Lal Bahadur Lohar at the bomb site minutes before the blast in Alipurduar killed him on Thursday. Picture by Anirban Choudhury
Alipurduar, Aug. 29: A CID bomb squad member who was not wearing a protective suit died when the explosive he was called to defuse went off in Alipurduar this morning.
None of the four squad members was wearing the protective suit, a must for the task.
They were in civilian clothes, with a sleeveless jacket that had “CID West Bengal” written on it.
Police said they suspected the Kamtapur Liberation Organisation (KLO), which had called a strike in Jalpaiguri district yesterday over its statehood demand, had planted the bomb.
Late in the evening, the police arrested Gouranga Roy, a resident of Mainaguri in Jalpaiguri district, on the suspicion of being linked to the blast.
The police did not say if Roy was a KLO member.
Police officers alleged that the four members of the bomb squad, who had gone from Siliguri about 130km away, were “fiddling around carelessly” with the explosive.
Around 3am today, some private security guards noticed a red-and-white bag dangling from an abandoned bicycle in the Chowpathy area, a busy crossing in Alipurduar town that has many shops.

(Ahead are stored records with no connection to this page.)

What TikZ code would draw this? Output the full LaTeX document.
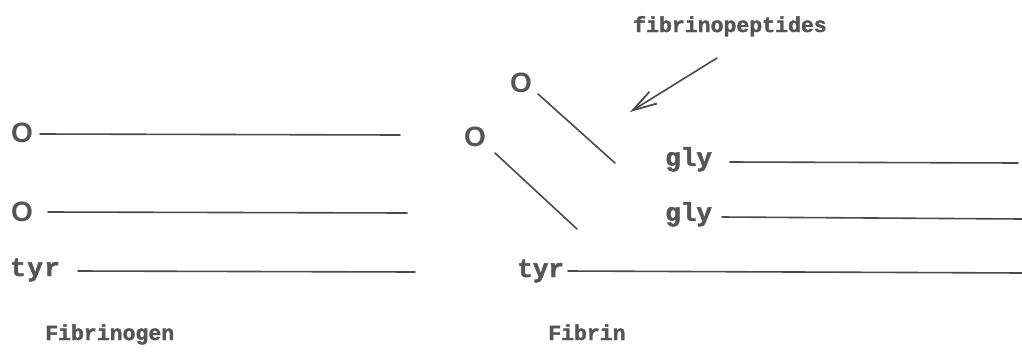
\documentclass[tikz,border=0pt]{standalone}
\usepackage{fontspec}
\newfontfamily\tw{Liberation Mono}[BoldFeatures={FakeBold=1.8}]
\newfontfamily\osans{Liberation Sans}
\usetikzlibrary{arrows.meta}
\definecolor{ink}{HTML}{4A4A4A}
\definecolor{txt}{HTML}{555555}
\begin{document}
\begin{tikzpicture}[x=1pt,y=-1pt,
  chain/.style={draw=ink,line width=1.6pt,line cap=round},
  lbl/.style={text=txt,inner sep=0pt,anchor=base west,font=\tw\bfseries\fontsize{21.5}{24}\selectfont},
  res/.style={text=txt,inner sep=0pt,anchor=base west,font=\tw\bfseries\fontsize{26}{30}\selectfont},
  ox/.style={text=txt,inner sep=0pt,font=\osans\bfseries\fontsize{28}{32}\selectfont}]
\useasboundingbox (0,0) rectangle (1022,354);
% Fibrinogen
\node[ox] (oA) at (22,133) {O};
\node[ox] (oB) at (22,212) {O};
\node[res] (tyrL) at (10,276) {t\kern1.5pt y\kern1.5pt r};
\coordinate (a1) at (40,134); \coordinate (a2) at (400,135);
\coordinate (b1) at (48,212); \coordinate (b2) at (407,213);
\coordinate (c1) at (78,271); \coordinate (c2) at (415,272);
\draw[chain] (a1) -- (a2);
\draw[chain] (b1) -- (b2);
\draw[chain] (c1) -- (c2);
\node[lbl] (fgn) at (45,340) {Fibrinogen};
% Fibrin
\node[lbl] (fp) at (633,32) {fibrinopeptides};
\coordinate (p1) at (717,58); \coordinate (p2) at (630,112);
\draw[chain,-{Straight Barb[length=24pt,width=14pt,line width=1.8pt]}] (p1) -- (p2);
\node[ox] (oC) at (521,83) {O};
\node[ox] (oD) at (475,137) {O};
\coordinate (d1) at (538,94); \coordinate (d2) at (615,163);
\coordinate (e1) at (495,153); \coordinate (e2) at (577,229);
\draw[chain] (d1) -- (d2);
\draw[chain] (e1) -- (e2);
\node[res] (glyA) at (665,166) {gly};
\node[res] (glyB) at (665,221) {gly};
\node[res] (tyrR) at (517,277) {tyr};
\coordinate (f1) at (730,162); \coordinate (f2) at (1018,163);
\coordinate (g1) at (722,217); \coordinate (g2) at (1022,219);
\coordinate (h1) at (568,271); \coordinate (h2) at (1022,273);
\draw[chain] (f1) -- (f2);
\draw[chain] (g1) -- (g2);
\draw[chain] (h1) -- (h2);
\node[lbl] (fbn) at (548,340) {Fibrin};
\end{tikzpicture}
\end{document}
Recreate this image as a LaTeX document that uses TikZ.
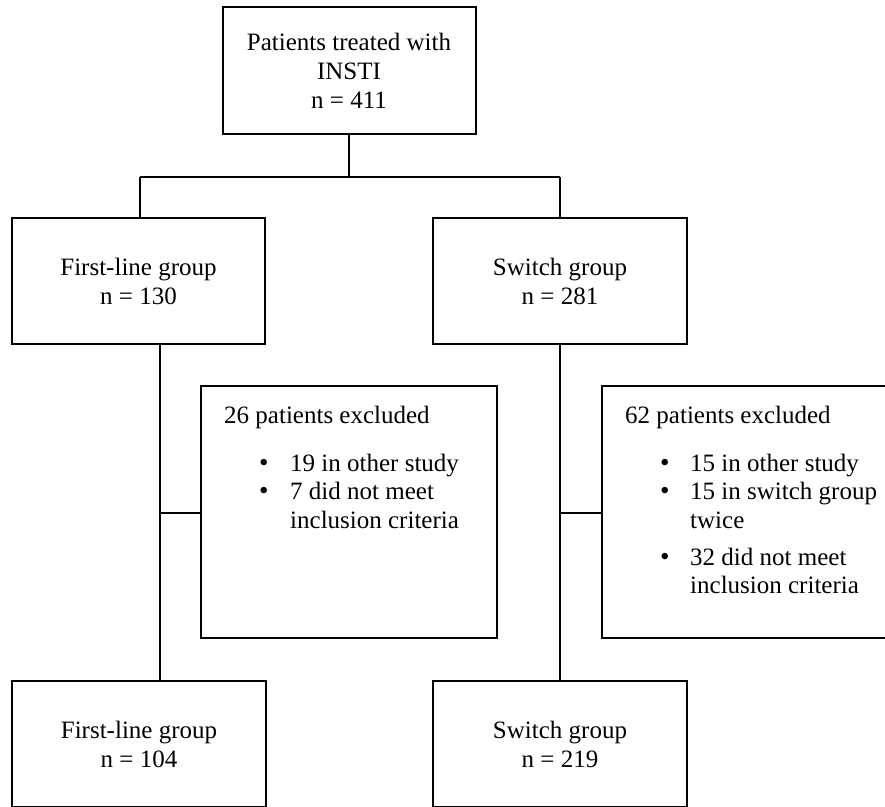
\documentclass[tikz,border=0pt]{standalone}
\usepackage{fontspec}
\setmainfont{Liberation Serif}
\begin{document}
\begin{tikzpicture}[x=1pt,y=-1pt,
  box/.style={draw=black,line width=2pt,fill=white,inner sep=0pt,align=center,
    font=\fontsize{25}{29}\selectfont},
  conn/.style={draw=black,line width=1.3pt},
  txt/.style={anchor=base west,inner sep=0pt,font=\fontsize{25}{29}\selectfont},
  bul/.style={anchor=base west,inner sep=0pt,font=\fontsize{27}{29}\selectfont}]
\useasboundingbox (0,0) rectangle (885,806);
\clip (0,0) rectangle (885,806);
\coordinate (j0) at (349,177);
\coordinate (jl) at (140,177);
\coordinate (jr) at (560,177);
\coordinate (el) at (160,513);
\coordinate (er) at (560,513);
% boxes
\node[box,minimum width=253pt,minimum height=127pt] (top) at (349,70.5) {Patients treated with\\INSTI\\n = 411};
\node[box,minimum width=253pt,minimum height=126pt] (fl) at (138.5,281) {First-line group\\n = 130};
\node[box,minimum width=254pt,minimum height=126pt] (sw) at (560,281) {Switch group\\n = 281};
\node[box,minimum width=296pt,minimum height=252pt] (exl) at (349,512) {};
\node[box,minimum width=296pt,minimum height=252pt] (exr) at (750,512) {};
\node[box,minimum width=254pt,minimum height=126pt] (fl2) at (139,744) {First-line group\\n = 104};
\node[box,minimum width=254pt,minimum height=126pt] (sw2) at (560,744) {Switch group\\n = 219};
% connectors
\draw[conn] (top.south) -- (j0);
\draw[conn] (jl) -- (jr);
\draw[conn] (jl) -- (jl |- fl.north);
\draw[conn] (jr) -- (sw.north);
\draw[conn] (el |- fl.south) -- (el |- fl2.north);
\draw[conn] (el) -- (exl.west |- el);
\draw[conn] (sw.south) -- (sw2.north);
\draw[conn] (er) -- (exr.west |- er);
% exclusion texts left
\node[txt] (l0) at (224,423) {26 patients excluded};
\node[bul] (lb1) at (259,471) {\textbullet};
\node[txt] (l1) at (290,471) {19 in other study};
\node[bul] (lb2) at (259,499) {\textbullet};
\node[txt] (l2) at (290,499) {7 did not meet};
\node[txt] (l3) at (290,528) {inclusion criteria};
% exclusion texts right
\node[txt] (r0) at (625,423) {62 patients excluded};
\node[bul] (rb1) at (660,471) {\textbullet};
\node[txt] (r1) at (690,471) {15 in other study};
\node[bul] (rb2) at (660,499) {\textbullet};
\node[txt] (r2) at (690,499) {15 in switch group};
\node[txt] (r3) at (690,528) {twice};
\node[bul] (rb3) at (660,565) {\textbullet};
\node[txt] (r4) at (690,565) {32 did not meet};
\node[txt] (r5) at (690,593) {inclusion criteria};
\end{tikzpicture}
\end{document}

Jalpaiguri superintendent of police Amit P. Javalgi said that on closer scrutiny, the guards found a can that was attached by a wire to a timepiece. The guards alerted the police.
“A police team reached the spot around 4.30am, removed the bag from the cycle using a long bamboo pole and moved the bag to an open field about 300m away from the shops,” Javalgi said.
The policemen put sandbags around the bag in the field.
They also cordoned off the field and informed the CID bomb squad in Siliguri, the only such team in north Bengal.
The four-member squad reached Alipurduar at 9.45am, according to district police chief.
After speaking to Javalgi, the team set upon the task of defusing the bomb.
At 10.10am, when one of the squad members, Lal Bahadur Lohar, was near the bag, the explosive went off, killing the 48-year-old constable on the spot.
The three other bomb squad members were injured.
All the injured have been admitted to hospital.
The police said the bomb squad was aware that the improvised explosive device had a timer attached to it.
The clock, attached with a piece of wire to the can, had been spotted by the private night guards and the matter had been reported by the local police to the bomb squad, the police said.
“It was obvious that the timer had been set and could have gone off any moment,” a Jalpaiguri police officer said.
“The bomb squad members should have been more cautious and should have worn their protective suits.”
The officer added: “When you know that there is a timer attached to an IED, you should also be aware that it can go off any moment.”
It is, however, not possible for anyone to figure out when a bomb might go off.
Although some police officers in Alipurduar said that the local team of cops had done the right thing by taking the IED to a field as the area would have got crowded later in the day, a Calcutta police officer differed.
He said no one should have touched the bomb under any circumstance.
If an explosive is planted in a place likely to attract crowds — the bomb was near shops in Alipurduar — then the place should be evacuated first, the officer said.
It can take at least half an hour for a squad to defuse an explosive.
This is the third incident in which negligence on the part of the police has led to deaths while defusing IEDs.
In 2005, the officer in charge of Barikul police station in Bankura died while opening a bag in which he suspected an IED had been stored.
In 2006, two members of a bomb squad, Utpal Bhakta and Basudeb Chakrabarty, died when an IED they were defusing in Jhitka forest in West Midnapore exploded.
In neither of the cases were the personnel wearing the protective suits mandatory while defusing explosives.
In today’s incident, senior police officers said, the bomb squad members were as negligent.